- Exercise directions -
Reproduce exactly the lines below, from the first one through the line containing "const yTicks = [0, 2, 4, 6, 8, 10, 12];", and omit any pictures.

---------- Supplied data

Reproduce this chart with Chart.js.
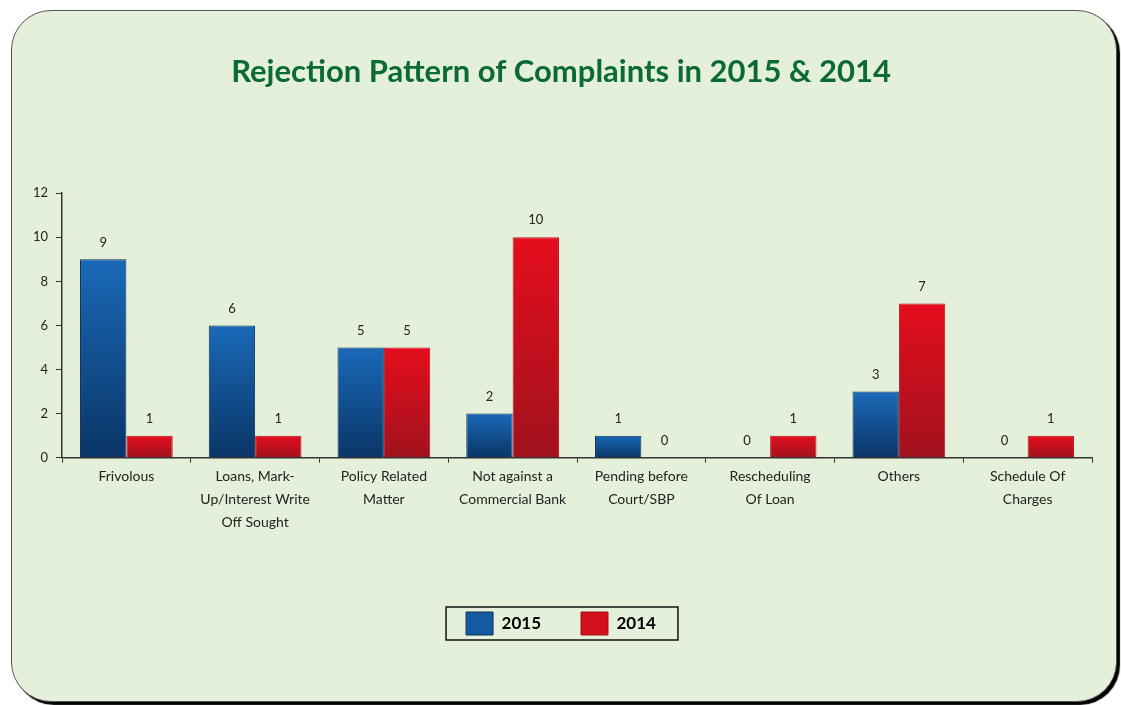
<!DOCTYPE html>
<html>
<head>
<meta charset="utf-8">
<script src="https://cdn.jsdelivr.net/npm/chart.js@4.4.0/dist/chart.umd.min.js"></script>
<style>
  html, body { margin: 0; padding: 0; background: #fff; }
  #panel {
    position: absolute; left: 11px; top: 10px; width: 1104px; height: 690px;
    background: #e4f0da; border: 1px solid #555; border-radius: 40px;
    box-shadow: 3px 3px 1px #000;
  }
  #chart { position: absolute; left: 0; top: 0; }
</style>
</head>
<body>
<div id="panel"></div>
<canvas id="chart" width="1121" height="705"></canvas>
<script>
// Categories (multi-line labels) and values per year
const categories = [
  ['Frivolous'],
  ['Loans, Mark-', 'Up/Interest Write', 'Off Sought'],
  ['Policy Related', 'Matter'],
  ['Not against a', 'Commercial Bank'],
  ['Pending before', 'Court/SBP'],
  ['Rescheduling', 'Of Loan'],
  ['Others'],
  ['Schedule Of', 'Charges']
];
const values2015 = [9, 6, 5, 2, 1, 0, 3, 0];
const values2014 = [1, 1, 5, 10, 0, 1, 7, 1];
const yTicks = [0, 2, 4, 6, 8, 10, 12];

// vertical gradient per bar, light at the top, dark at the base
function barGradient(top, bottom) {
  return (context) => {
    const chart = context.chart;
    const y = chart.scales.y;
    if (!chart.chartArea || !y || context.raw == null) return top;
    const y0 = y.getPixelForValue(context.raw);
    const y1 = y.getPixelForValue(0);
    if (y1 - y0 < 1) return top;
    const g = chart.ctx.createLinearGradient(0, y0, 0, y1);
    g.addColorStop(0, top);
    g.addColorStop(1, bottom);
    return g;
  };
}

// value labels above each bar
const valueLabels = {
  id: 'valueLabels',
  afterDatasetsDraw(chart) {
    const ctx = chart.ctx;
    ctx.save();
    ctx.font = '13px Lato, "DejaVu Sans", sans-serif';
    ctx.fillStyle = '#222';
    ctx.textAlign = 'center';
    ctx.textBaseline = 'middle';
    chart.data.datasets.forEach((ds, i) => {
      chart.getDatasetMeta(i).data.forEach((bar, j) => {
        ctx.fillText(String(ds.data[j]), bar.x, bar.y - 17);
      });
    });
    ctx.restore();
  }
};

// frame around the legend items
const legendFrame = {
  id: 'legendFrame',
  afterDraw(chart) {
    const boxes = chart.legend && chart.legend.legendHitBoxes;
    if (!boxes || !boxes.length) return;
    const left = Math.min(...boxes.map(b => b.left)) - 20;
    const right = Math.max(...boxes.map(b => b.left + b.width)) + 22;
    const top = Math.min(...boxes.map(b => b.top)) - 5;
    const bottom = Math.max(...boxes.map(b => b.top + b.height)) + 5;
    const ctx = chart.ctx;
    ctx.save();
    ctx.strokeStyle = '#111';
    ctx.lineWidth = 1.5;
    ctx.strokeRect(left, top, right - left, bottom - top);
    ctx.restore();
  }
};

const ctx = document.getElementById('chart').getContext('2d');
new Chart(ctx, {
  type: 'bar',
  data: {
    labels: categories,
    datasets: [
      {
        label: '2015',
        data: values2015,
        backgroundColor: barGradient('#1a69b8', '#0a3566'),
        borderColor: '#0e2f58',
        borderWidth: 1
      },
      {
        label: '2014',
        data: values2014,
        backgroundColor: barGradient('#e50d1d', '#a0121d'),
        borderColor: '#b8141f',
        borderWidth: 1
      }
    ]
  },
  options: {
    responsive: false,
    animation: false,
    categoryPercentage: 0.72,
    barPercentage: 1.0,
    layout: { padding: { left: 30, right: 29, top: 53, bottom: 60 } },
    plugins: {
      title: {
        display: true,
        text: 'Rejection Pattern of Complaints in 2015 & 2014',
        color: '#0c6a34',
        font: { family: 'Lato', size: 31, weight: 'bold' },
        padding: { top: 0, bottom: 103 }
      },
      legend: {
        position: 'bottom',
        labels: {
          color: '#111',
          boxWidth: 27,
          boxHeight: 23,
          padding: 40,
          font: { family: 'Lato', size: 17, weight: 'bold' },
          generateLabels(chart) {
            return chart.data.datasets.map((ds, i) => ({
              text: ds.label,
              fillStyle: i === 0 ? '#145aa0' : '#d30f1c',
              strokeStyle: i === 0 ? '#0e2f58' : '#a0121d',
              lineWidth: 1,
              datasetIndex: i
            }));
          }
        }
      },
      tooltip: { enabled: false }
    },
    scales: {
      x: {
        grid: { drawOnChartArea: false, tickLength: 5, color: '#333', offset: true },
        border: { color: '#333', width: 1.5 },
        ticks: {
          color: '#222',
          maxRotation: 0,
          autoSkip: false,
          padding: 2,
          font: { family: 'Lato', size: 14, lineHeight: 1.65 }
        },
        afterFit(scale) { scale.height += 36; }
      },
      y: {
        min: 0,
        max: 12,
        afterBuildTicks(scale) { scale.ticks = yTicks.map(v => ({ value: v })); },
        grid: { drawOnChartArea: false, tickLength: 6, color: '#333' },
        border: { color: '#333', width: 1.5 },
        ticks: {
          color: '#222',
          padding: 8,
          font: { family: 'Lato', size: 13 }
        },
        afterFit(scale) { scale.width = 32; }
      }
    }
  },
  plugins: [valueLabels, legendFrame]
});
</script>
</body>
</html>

--------------------

- Answer to this problem -
Reproduce this chart with Chart.js.
<!DOCTYPE html>
<html>
<head>
<meta charset="utf-8">
<script src="https://cdn.jsdelivr.net/npm/chart.js@4.4.0/dist/chart.umd.min.js"></script>
<style>
  html, body { margin: 0; padding: 0; background: #fff; }
  #panel {
    position: absolute; left: 11px; top: 10px; width: 1104px; height: 690px;
    background: #e4f0da; border: 1px solid #555; border-radius: 40px;
    box-shadow: 3px 3px 1px #000;
  }
  #chart { position: absolute; left: 0; top: 0; }
</style>
</head>
<body>
<div id="panel"></div>
<canvas id="chart" width="1121" height="705"></canvas>
<script>
// Categories (multi-line labels) and values per year
const categories = [
  ['Frivolous'],
  ['Loans, Mark-', 'Up/Interest Write', 'Off Sought'],
  ['Policy Related', 'Matter'],
  ['Not against a', 'Commercial Bank'],
  ['Pending before', 'Court/SBP'],
  ['Rescheduling', 'Of Loan'],
  ['Others'],
  ['Schedule Of', 'Charges']
];
const values2015 = [9, 6, 5, 2, 1, 0, 3, 0];
const values2014 = [1, 1, 5, 10, 0, 1, 7, 1];
const yTicks = [0, 2, 4, 6, 8, 10, 12];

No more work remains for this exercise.